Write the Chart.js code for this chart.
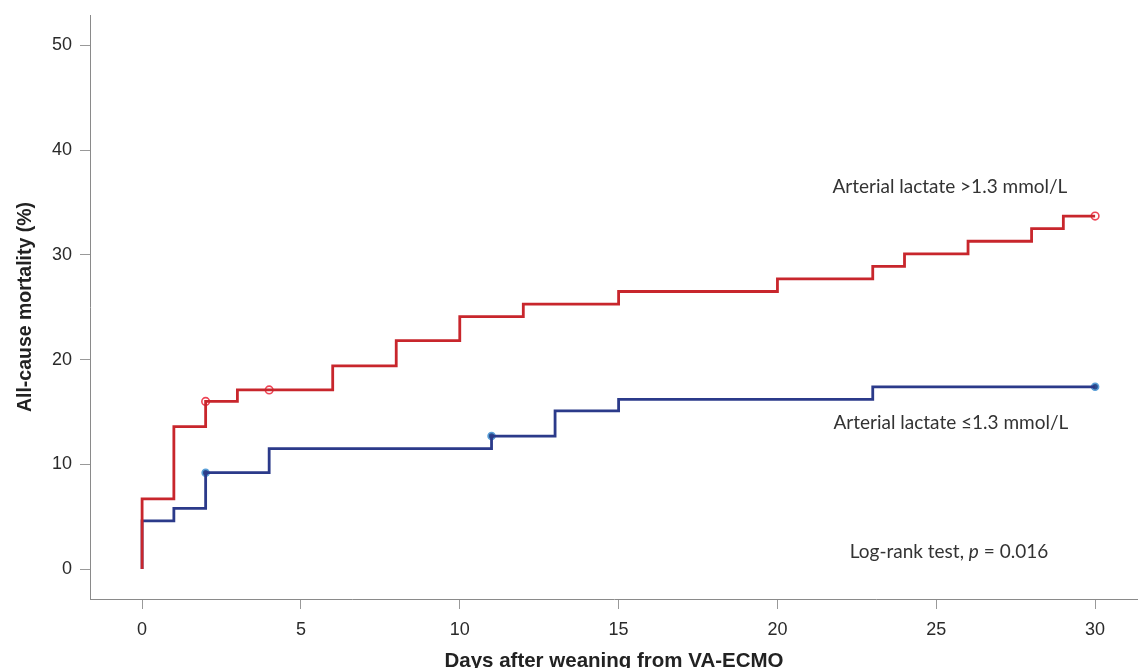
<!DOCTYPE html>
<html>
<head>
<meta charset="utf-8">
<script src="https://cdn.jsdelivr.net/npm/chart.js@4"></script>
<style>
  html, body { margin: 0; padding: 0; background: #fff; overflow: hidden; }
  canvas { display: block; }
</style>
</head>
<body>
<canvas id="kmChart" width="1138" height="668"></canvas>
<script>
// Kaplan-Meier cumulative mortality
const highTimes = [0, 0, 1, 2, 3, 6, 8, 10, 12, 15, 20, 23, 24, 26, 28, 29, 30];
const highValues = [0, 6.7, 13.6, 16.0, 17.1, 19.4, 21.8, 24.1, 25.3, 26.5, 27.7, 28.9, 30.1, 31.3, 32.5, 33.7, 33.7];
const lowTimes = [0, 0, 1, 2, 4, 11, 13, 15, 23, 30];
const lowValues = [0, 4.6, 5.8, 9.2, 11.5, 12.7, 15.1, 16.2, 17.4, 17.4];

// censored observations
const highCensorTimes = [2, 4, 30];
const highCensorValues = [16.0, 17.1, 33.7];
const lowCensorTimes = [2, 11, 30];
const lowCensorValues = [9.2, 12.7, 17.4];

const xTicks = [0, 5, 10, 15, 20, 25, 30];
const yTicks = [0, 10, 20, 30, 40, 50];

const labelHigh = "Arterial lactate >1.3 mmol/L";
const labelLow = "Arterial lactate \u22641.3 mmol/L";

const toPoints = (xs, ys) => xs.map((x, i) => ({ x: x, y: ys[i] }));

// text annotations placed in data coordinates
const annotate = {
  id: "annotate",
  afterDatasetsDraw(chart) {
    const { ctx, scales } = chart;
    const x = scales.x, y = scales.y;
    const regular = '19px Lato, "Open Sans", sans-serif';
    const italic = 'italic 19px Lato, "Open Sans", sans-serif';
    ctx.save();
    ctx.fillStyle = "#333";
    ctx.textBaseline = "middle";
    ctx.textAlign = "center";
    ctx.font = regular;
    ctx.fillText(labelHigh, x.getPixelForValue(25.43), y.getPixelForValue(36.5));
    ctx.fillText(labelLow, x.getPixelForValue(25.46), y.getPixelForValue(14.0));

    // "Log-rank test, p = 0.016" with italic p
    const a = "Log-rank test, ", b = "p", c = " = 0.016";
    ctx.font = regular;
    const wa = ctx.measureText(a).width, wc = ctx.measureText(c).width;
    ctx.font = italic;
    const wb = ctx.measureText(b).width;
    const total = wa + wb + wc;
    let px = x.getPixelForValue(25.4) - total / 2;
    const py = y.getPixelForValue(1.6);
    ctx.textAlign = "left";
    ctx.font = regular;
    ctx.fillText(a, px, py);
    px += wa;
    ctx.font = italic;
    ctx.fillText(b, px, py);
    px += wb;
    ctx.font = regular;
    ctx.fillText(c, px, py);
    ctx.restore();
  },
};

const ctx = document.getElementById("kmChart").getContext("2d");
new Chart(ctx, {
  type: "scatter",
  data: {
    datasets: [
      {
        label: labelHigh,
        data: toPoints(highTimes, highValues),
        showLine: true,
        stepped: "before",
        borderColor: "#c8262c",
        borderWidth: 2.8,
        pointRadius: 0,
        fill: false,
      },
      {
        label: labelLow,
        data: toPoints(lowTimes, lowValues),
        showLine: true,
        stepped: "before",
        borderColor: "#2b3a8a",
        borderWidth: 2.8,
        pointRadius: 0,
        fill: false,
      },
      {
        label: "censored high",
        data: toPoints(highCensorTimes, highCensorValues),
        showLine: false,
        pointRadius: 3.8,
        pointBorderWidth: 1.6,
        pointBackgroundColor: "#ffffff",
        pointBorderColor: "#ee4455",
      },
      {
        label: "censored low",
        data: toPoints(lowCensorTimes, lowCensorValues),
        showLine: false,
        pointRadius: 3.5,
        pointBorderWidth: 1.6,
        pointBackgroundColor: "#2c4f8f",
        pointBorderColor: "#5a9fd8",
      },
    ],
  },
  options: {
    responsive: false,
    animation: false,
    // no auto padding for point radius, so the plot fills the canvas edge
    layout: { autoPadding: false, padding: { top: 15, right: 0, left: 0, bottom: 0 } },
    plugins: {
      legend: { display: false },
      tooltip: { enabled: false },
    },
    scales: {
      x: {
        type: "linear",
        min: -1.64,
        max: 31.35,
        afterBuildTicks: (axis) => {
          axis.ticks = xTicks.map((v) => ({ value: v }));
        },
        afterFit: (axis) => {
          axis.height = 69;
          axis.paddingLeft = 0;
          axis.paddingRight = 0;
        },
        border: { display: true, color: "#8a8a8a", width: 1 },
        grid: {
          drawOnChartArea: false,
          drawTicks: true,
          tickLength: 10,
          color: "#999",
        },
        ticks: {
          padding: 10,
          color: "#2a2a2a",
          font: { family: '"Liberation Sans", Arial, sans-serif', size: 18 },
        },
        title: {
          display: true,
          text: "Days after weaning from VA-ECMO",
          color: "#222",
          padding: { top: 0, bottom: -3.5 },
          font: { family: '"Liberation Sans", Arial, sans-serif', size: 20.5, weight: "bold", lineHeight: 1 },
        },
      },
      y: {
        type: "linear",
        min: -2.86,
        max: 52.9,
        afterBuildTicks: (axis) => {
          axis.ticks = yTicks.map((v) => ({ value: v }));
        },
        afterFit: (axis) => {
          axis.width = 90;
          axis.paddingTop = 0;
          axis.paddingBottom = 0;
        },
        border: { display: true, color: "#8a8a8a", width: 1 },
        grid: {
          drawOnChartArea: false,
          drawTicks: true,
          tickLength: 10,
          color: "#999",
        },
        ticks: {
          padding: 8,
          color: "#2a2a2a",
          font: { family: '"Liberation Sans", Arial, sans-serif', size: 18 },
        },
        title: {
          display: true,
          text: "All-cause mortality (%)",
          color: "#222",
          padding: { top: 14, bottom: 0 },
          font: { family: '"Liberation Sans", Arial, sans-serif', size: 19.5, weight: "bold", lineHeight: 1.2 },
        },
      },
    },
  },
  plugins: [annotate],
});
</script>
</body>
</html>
#####
- _Task_
Set the lines above down again, word for word, from the first through the one containing "const toPoints = (xs, ys)"; pictures excluded.

- _Result_
Write the Chart.js code for this chart.
<!DOCTYPE html>
<html>
<head>
<meta charset="utf-8">
<script src="https://cdn.jsdelivr.net/npm/chart.js@4"></script>
<style>
  html, body { margin: 0; padding: 0; background: #fff; overflow: hidden; }
  canvas { display: block; }
</style>
</head>
<body>
<canvas id="kmChart" width="1138" height="668"></canvas>
<script>
// Kaplan-Meier cumulative mortality
const highTimes = [0, 0, 1, 2, 3, 6, 8, 10, 12, 15, 20, 23, 24, 26, 28, 29, 30];
const highValues = [0, 6.7, 13.6, 16.0, 17.1, 19.4, 21.8, 24.1, 25.3, 26.5, 27.7, 28.9, 30.1, 31.3, 32.5, 33.7, 33.7];
const lowTimes = [0, 0, 1, 2, 4, 11, 13, 15, 23, 30];
const lowValues = [0, 4.6, 5.8, 9.2, 11.5, 12.7, 15.1, 16.2, 17.4, 17.4];

// censored observations
const highCensorTimes = [2, 4, 30];
const highCensorValues = [16.0, 17.1, 33.7];
const lowCensorTimes = [2, 11, 30];
const lowCensorValues = [9.2, 12.7, 17.4];

const xTicks = [0, 5, 10, 15, 20, 25, 30];
const yTicks = [0, 10, 20, 30, 40, 50];

const labelHigh = "Arterial lactate >1.3 mmol/L";
const labelLow = "Arterial lactate \u22641.3 mmol/L";

const toPoints = (xs, ys) => xs.map((x, i) => ({ x: x, y: ys[i] }));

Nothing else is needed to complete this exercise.